Exercise 2: A lifetime-tied lexer token

Difficulty: Intermediate

Objective: Build a Token<'src> that stores only byte offsets but is tied via PhantomData<&'src str> to the source string it came from, so it cannot outlive that source.

Instructions: Write a Lexer<'src> over a &'src str with a next_word(&mut self) -> Option<Token<'src>> method that skips spaces and returns the start offset and length of each word. The returned Token<'src> must carry a PhantomData<&'src str> so the borrow checker keeps the source alive. In main, iterate the tokens and resolve each back to a &str slice of the source.

Solution

use std::marker::PhantomData;

struct Token<'src> {
    start: usize,
    len: usize,
    _src: PhantomData<&'src str>,
}

struct Lexer<'src> {
    source: &'src str,
    pos: usize,
}

impl<'src> Lexer<'src> {
    fn new(source: &'src str) -> Self {
        Lexer { source, pos: 0 }
    }
    fn next_word(&mut self) -> Option<Token<'src>> {
        let bytes = self.source.as_bytes();
        while self.pos < bytes.len() && bytes[self.pos] == b' ' {
            self.pos += 1;
        }
        if self.pos >= bytes.len() {
            return None;
        }
        let start = self.pos;
        while self.pos < bytes.len() && bytes[self.pos] != b' ' {
            self.pos += 1;
        }
        Some(Token { start, len: self.pos - start, _src: PhantomData })
    }
}

fn main() {
    let source = String::from("phantom data is free");
    let mut lexer = Lexer::new(&source);
    while let Some(tok) = lexer.next_word() {
        println!("token: {:?}", &source[tok.start..tok.start + tok.len]);
    }
    println!("size_of Token = {}", std::mem::size_of::<Token>());
}

token: "phantom"
token: "data"
token: "is"
token: "free"
size_of Token = 16

The Token is just two usizes (16 bytes on a 64-bit target); the PhantomData<&'src str> adds nothing but ties the token’s lifetime to the source.

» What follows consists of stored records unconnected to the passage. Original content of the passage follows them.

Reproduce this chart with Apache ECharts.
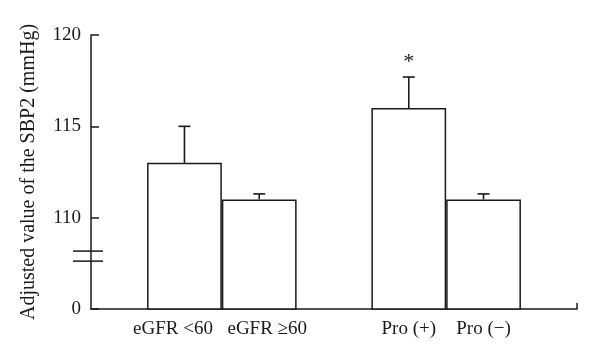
<!DOCTYPE html>
<html><head><meta charset="utf-8">
<script src="https://cdn.jsdelivr.net/npm/echarts@6/dist/echarts.min.js"></script>
<style>html,body{margin:0;padding:0;background:#fff}#c{width:600px;height:361px}</style>
</head><body><div id="c"></div>
<script>
// Data
const categories = ['eGFR <60', 'eGFR \u226560', 'Pro (+)', 'Pro (\u2212)'];
const means = [113, 111, 116, 111];
const errors = [2.0, 0.3, 1.7, 0.3];
const marks = ['', '', '*', ''];
const yTickValues = [105, 110, 115, 120];
const yTickLabels = ['0', '110', '115', '120'];

// Layout (not data)
const SLOT_COUNT = 13;
const slotOf = [2, 4, 8, 10];
const labelPad = [[0, 23, 0, 0], [0, 0, 0, 16], [0, 0, 0, 0], [0, 0, 0, 0]];
const FONT = 'Liberation Serif';
const INK = '#1a1a1a';

const xData = Array.from({length: SLOT_COUNT}, () => '');
categories.forEach((c, i) => { xData[slotOf[i]] = {value: c, textStyle: {padding: labelPad[i]}}; });

const chart = echarts.init(document.getElementById('c'), null, {renderer: 'canvas'});
chart.setOption({
  animation: false,
  backgroundColor: '#fff',
  grid: {left: 91, right: 23, top: 35, bottom: 52, containLabel: false},
  xAxis: {
    type: 'category',
    data: xData,
    boundaryGap: true,
    axisLine: {lineStyle: {color: INK, width: 1.5}},
    axisTick: {show: false},
    axisLabel: {interval: 0, color: INK, fontFamily: FONT, fontSize: 19, margin: 11}
  },
  yAxis: {
    type: 'value',
    min: 105, max: 120, interval: 5,
    name: 'Adjusted value of the SBP2 (mmHg)',
    nameLocation: 'middle',
    nameGap: 52,
    nameTextStyle: {color: INK, fontFamily: FONT, fontSize: 20},
    axisLine: {show: true, lineStyle: {color: INK, width: 1.5}},
    axisTick: {show: true, inside: true, length: 8, lineStyle: {color: INK, width: 1.5}},
    splitLine: {show: false},
    axisLabel: {color: INK, fontFamily: FONT, fontSize: 19, margin: 10,
      formatter: function (v) { const k = yTickValues.indexOf(v); return k >= 0 ? yTickLabels[k] : ''; }}
  },
  series: [
    {
      type: 'bar',
      barWidth: '200%',
      data: means.map((m, i) => [slotOf[i], m]),
      itemStyle: {color: '#fff', borderColor: INK, borderWidth: 1.5},
      z: 2
    },
    {
      type: 'custom',
      data: means.map((m, i) => [slotOf[i], m, m + errors[i], i]),
      z: 3,
      renderItem: function (params, api) {
        const x = api.value(0);
        const lo = api.coord([x, api.value(1)]);
        const hi = api.coord([x, api.value(2)]);
        const idx = api.value(3);
        const st = {stroke: INK, lineWidth: 1.6};
        const children = [
          {type: 'line', shape: {x1: lo[0], y1: lo[1], x2: hi[0], y2: hi[1]}, style: st},
          {type: 'line', shape: {x1: hi[0] - 6, y1: hi[1], x2: hi[0] + 6, y2: hi[1]}, style: st}
        ];
        if (marks[idx]) {
          children.push({type: 'text', x: hi[0], y: hi[1] - 4,
            style: {text: marks[idx], fill: INK, font: '22px ' + FONT, align: 'center', verticalAlign: 'bottom'}});
        }
        return {type: 'group', children: children};
      }
    }
  ]
});

// Axis break marks and x-axis end tick (decoration), positioned via the axis scales
function drawDecor() {
  const yA = chart.convertToPixel({yAxisIndex: 0}, 108.17);
  const yB = chart.convertToPixel({yAxisIndex: 0}, 107.62);
  const yBase = chart.convertToPixel({yAxisIndex: 0}, 105);
  const band = chart.convertToPixel({xAxisIndex: 0}, 1) - chart.convertToPixel({xAxisIndex: 0}, 0);
  const x0 = chart.convertToPixel({xAxisIndex: 0}, 0) - band / 2;
  const xEnd = chart.convertToPixel({xAxisIndex: 0}, SLOT_COUNT - 1) + band / 2;
  const st = {stroke: INK, lineWidth: 1.5};
  chart.setOption({graphic: [
    {type: 'line', shape: {x1: x0 - 18, y1: yA, x2: x0 + 12, y2: yA}, style: st, z: 10},
    {type: 'line', shape: {x1: x0 - 18, y1: yB, x2: x0 + 12, y2: yB}, style: st, z: 10},
    {type: 'line', shape: {x1: xEnd, y1: yBase, x2: xEnd, y2: yBase - 6}, style: st, z: 10}
  ]});
}
drawDecor();
</script></body></html>
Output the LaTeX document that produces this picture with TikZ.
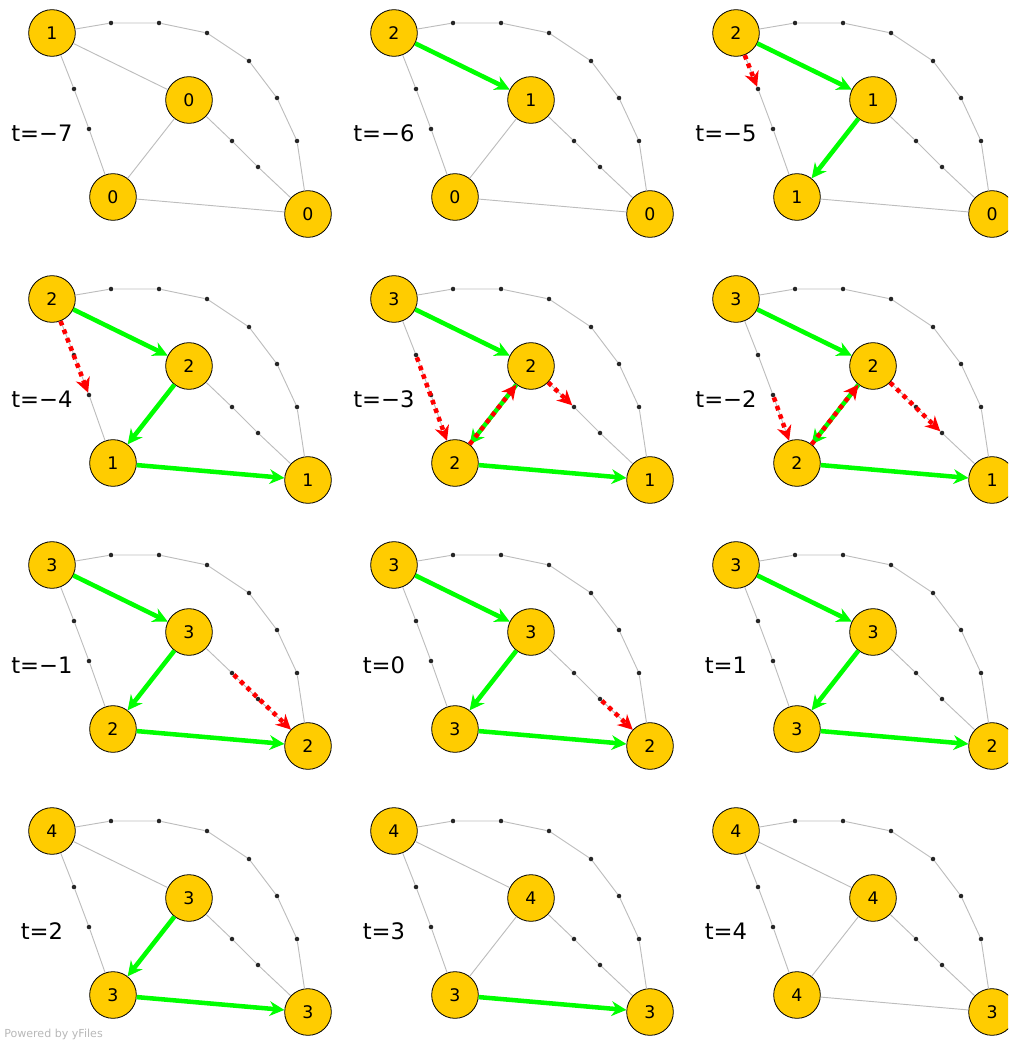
\documentclass[tikz,border=0pt]{standalone}
\usepackage{fontspec}
\setmainfont{DejaVu Sans}
\usetikzlibrary{arrows.meta}
\definecolor{nodegold}{HTML}{FFCC00}
\definecolor{edgegray}{HTML}{BDBDBD}
\definecolor{flowgreen}{HTML}{00FF00}
\definecolor{probered}{HTML}{FF0000}

\begin{document}
\begin{tikzpicture}[x=0.75pt, y=-0.75pt,
    vert/.style={circle, draw=black, line width=0.6pt, fill=nodegold, minimum size=35pt,
                 inner sep=0pt, font=\fontsize{13}{15}\selectfont},
    bendpt/.style={circle, fill=black!85, minimum size=3.4pt, inner sep=0pt},
    link/.style={draw=edgegray, line width=0.7pt},
    push/.style={draw=flowgreen, line width=3.4pt, -{Stealth[length=11pt, width=11pt, inset=3.5pt]}},
    probe/.style={draw=probered, line width=3.4pt, dash pattern=on 3.4pt off 3.4pt,
                  -{Stealth[length=11pt, width=11pt, inset=3.5pt]}},
    tlabel/.style={font=\fontsize{17}{19}\selectfont}]
    \useasboundingbox (0,0) rectangle (1008,1041);
    \clip (0,0) rectangle (1008,1041);
    % one panel per time step: the same graph, labels change
    \foreach \p/\col/\row/\tv/\va/\vb/\vc/\vd in {
        1/0/0/−7/1/0/0/0, 2/1/0/−6/2/1/0/0, 3/2/0/−5/2/1/1/0,
        4/0/1/−4/2/2/1/1, 5/1/1/−3/3/2/2/1, 6/2/1/−2/3/2/2/1,
        7/0/2/−1/3/3/2/2, 8/1/2/0/3/3/3/2, 9/2/2/1/3/3/3/2,
        10/0/3/2/4/3/3/3, 11/1/3/3/4/4/3/3, 12/2/3/4/4/4/4/3} {
        \begin{scope}[shift={(\col*342,\row*266)}]
            \node[vert] (a\p) at (52,33) {\va};
            \node[vert] (b\p) at (189,100) {\vb};
            \node[vert] (c\p) at (113,197) {\vc};
            \node[vert] (d\p) at (308,214) {\vd};
            \node[tlabel] (t\p) at (42,133) {t=\tv};
            % bend points of the routed edges
            \node[bendpt] (ac1-\p) at (74,89) {};
            \node[bendpt] (ac2-\p) at (89,129) {};
            \node[bendpt] (bd1-\p) at (232,141) {};
            \node[bendpt] (bd2-\p) at (258,167) {};
            \foreach \i/\x/\y in {1/111/23, 2/159/23, 3/207/33, 4/249/61, 5/277/98, 6/297/141}
                \node[bendpt] (ad\i-\p) at (\x,\y) {};
            \draw[link] (a\p) -- (b\p) -- (c\p) -- (d\p);
            \draw[link] (a\p) -- (ac1-\p) -- (ac2-\p) -- (c\p);
            \draw[link] (b\p) -- (bd1-\p) -- (bd2-\p) -- (d\p);
            \draw[link] (a\p) -- (ad1-\p) -- (ad2-\p) -- (ad3-\p) -- (ad4-\p)
                -- (ad5-\p) -- (ad6-\p) -- (d\p);
        \end{scope}
    }
    % green: label pushed along, red dotted: probe on a routed edge
    \draw[push] (a2) -- (b2);
    \draw[push] (a3) -- (b3);
    \draw[push] (b3) -- (c3);
    \draw[probe] (a3) -- (ac1-3);
    \foreach \p in {4,7,8,9} {
        \draw[push] (a\p) -- (b\p);
        \draw[push] (b\p) -- (c\p);
        \draw[push] (c\p) -- (d\p);
    }
    \draw[probe] (a4) -- (ac2-4);
    \foreach \p in {5,6} {
        \draw[push] (a\p) -- (b\p);
        \draw[push] (c\p) -- (d\p);
        \draw[push] (b\p) -- (c\p);
        \draw[probe] (c\p) -- (b\p);
    }
    \draw[probe] (ac1-5) -- (c5);
    \draw[probe] (b5) -- (bd1-5);
    \draw[probe] (ac2-6) -- (c6);
    \draw[probe] (b6) -- (bd2-6);
    \draw[probe] (bd1-7) -- (d7);
    \draw[probe] (bd2-8) -- (d8);
    \draw[push] (b10) -- (c10);
    \draw[push] (c10) -- (d10);
    \draw[push] (c11) -- (d11);
    \node[font=\fontsize{8.3}{9}\selectfont, text=black!28, anchor=west, inner sep=0pt]
        (credit) at (4,1034) {Powered by yFiles};
\end{tikzpicture}
\end{document}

Exercise 3: A thread-bound handle

Difficulty: Advanced

Objective: Use PhantomData<*const ()> to build a handle that the compiler refuses to move to another thread, while keeping it usable on the thread that created it.

Instructions: Define a GlHandle struct holding a u32 id and a PhantomData<*const ()> field. Add new and bind(&self) methods. Confirm it works on the current thread, then (in prose or a commented-out block) explain what happens if you thread::spawn a closure that moves the handle.

Solution

use std::marker::PhantomData;

struct GlHandle {
    id: u32,
    // `*const ()` is neither Send nor Sync, so GlHandle inherits !Send + !Sync.
    _not_send: PhantomData<*const ()>,
}

impl GlHandle {
    fn new(id: u32) -> Self {
        GlHandle { id, _not_send: PhantomData }
    }
    fn bind(&self) {
        println!("binding GL handle {}", self.id);
    }
}

fn main() {
    let h = GlHandle::new(1);
    h.bind(); // fine on the current thread

    // std::thread::spawn(move || { h.bind(); });
    // ^ does not compile: error[E0277] `*const ()` cannot be sent between
    //   threads safely — `GlHandle` is !Send because of the PhantomData marker.

    println!("size_of GlHandle = {} (just the u32)", std::mem::size_of::<GlHandle>());
}

binding GL handle 1
size_of GlHandle = 4 (just the u32)

The handle behaves exactly like a non-thread-safe resource (think OpenGL contexts, FFI handles, or anything !Send), yet costs only the bytes of its real u32 field. The PhantomData<*const ()> is the idiomatic way to opt a type out of Send/Sync without unsafe negative impls.